>> start
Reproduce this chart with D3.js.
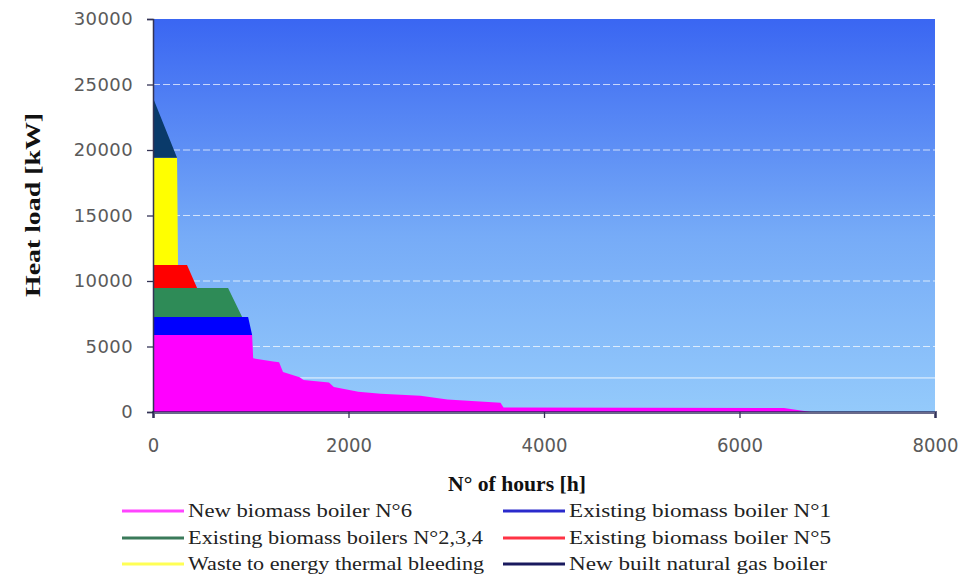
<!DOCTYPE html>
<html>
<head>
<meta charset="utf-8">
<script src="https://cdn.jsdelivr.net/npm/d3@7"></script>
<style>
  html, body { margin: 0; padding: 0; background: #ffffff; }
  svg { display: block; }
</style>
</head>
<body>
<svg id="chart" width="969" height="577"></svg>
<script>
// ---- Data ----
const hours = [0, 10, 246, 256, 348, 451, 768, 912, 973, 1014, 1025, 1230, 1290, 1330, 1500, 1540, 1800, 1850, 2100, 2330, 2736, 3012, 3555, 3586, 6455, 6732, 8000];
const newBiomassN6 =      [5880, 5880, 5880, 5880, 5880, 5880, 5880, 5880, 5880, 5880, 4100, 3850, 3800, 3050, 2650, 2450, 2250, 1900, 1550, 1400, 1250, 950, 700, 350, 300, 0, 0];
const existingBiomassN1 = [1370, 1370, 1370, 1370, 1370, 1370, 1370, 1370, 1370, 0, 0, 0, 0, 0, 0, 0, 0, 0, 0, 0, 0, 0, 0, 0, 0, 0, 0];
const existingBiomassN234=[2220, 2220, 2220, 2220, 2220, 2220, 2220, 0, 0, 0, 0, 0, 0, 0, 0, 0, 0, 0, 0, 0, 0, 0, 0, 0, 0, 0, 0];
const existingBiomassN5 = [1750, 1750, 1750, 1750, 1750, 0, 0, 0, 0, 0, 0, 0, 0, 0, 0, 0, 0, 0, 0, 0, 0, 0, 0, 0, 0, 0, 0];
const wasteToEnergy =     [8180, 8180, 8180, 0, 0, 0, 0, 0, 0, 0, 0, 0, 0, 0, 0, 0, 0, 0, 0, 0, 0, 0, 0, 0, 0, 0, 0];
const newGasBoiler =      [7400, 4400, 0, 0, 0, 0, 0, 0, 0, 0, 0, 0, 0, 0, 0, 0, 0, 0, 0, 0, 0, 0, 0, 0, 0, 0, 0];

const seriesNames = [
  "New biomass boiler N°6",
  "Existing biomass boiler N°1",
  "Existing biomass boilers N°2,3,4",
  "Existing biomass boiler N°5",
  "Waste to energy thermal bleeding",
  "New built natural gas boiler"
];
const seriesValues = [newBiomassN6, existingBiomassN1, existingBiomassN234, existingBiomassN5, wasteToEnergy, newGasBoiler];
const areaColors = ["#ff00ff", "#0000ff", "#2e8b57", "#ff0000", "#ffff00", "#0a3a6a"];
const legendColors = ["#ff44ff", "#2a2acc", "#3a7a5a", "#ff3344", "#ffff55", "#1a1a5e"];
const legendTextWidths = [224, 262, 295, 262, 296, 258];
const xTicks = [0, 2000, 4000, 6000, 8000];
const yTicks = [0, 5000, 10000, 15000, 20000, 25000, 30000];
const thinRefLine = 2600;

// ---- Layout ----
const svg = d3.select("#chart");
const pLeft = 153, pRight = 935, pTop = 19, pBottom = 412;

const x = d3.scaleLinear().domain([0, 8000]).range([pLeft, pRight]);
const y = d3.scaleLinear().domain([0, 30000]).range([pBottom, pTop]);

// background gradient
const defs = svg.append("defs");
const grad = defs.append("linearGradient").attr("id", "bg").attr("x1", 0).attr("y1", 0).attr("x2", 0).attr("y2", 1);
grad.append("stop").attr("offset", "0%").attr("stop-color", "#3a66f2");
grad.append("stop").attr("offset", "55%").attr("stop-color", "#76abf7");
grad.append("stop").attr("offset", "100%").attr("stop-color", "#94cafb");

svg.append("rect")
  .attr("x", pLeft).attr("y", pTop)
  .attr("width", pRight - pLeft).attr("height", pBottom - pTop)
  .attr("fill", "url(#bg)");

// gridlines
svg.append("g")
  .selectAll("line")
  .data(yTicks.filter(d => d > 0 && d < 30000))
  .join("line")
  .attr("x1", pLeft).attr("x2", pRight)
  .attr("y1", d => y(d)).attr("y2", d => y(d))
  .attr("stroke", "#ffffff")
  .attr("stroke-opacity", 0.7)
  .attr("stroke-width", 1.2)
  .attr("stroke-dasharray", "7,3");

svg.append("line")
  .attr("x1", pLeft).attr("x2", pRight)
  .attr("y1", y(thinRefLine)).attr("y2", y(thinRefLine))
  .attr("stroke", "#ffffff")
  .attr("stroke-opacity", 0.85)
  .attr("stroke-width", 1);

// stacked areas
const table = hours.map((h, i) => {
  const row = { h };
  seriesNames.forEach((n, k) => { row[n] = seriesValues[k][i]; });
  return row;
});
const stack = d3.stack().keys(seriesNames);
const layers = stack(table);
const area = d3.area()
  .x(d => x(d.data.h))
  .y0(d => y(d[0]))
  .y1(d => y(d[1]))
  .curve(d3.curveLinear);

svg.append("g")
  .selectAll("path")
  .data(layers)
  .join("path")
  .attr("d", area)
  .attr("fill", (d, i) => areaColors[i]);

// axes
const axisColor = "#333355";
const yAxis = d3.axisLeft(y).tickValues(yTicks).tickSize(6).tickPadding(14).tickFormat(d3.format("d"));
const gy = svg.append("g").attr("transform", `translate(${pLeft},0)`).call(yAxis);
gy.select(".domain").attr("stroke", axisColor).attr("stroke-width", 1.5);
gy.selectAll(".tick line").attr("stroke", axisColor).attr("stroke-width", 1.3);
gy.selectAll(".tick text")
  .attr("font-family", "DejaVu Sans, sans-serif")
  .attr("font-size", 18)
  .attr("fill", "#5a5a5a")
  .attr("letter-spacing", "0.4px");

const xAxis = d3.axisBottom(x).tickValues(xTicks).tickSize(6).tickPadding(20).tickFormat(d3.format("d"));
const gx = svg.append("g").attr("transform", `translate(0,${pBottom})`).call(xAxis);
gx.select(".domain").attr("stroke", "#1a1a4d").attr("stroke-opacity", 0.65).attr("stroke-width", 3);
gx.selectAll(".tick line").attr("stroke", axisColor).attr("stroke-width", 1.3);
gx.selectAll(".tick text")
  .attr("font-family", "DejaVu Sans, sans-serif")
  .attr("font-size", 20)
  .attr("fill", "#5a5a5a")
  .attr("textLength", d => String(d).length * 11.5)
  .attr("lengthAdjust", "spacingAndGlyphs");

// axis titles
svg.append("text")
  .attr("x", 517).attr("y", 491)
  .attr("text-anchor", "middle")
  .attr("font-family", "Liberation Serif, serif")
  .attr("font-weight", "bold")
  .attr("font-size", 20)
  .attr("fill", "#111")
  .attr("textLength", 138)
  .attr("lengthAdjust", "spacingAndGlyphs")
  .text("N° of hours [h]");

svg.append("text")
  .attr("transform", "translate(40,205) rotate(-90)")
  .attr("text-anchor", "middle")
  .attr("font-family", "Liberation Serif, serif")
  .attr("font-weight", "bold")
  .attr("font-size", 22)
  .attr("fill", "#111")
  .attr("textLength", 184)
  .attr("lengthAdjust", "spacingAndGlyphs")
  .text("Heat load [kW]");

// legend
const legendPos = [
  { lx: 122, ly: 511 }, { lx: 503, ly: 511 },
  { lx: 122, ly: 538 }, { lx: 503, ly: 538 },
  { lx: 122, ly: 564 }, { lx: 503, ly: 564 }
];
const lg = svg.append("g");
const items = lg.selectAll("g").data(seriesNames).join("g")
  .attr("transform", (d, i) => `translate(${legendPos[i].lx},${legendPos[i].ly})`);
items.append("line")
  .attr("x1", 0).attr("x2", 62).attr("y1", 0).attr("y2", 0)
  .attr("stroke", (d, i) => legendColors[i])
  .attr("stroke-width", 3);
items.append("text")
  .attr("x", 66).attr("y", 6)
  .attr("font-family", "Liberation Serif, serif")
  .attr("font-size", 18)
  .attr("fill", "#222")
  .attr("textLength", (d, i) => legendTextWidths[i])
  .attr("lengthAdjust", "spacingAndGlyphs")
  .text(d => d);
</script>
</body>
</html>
>> end
#### [What you have to do]
Work out how many lines above contain the word "chart". Give only the number.

#### [Exercise solution]
3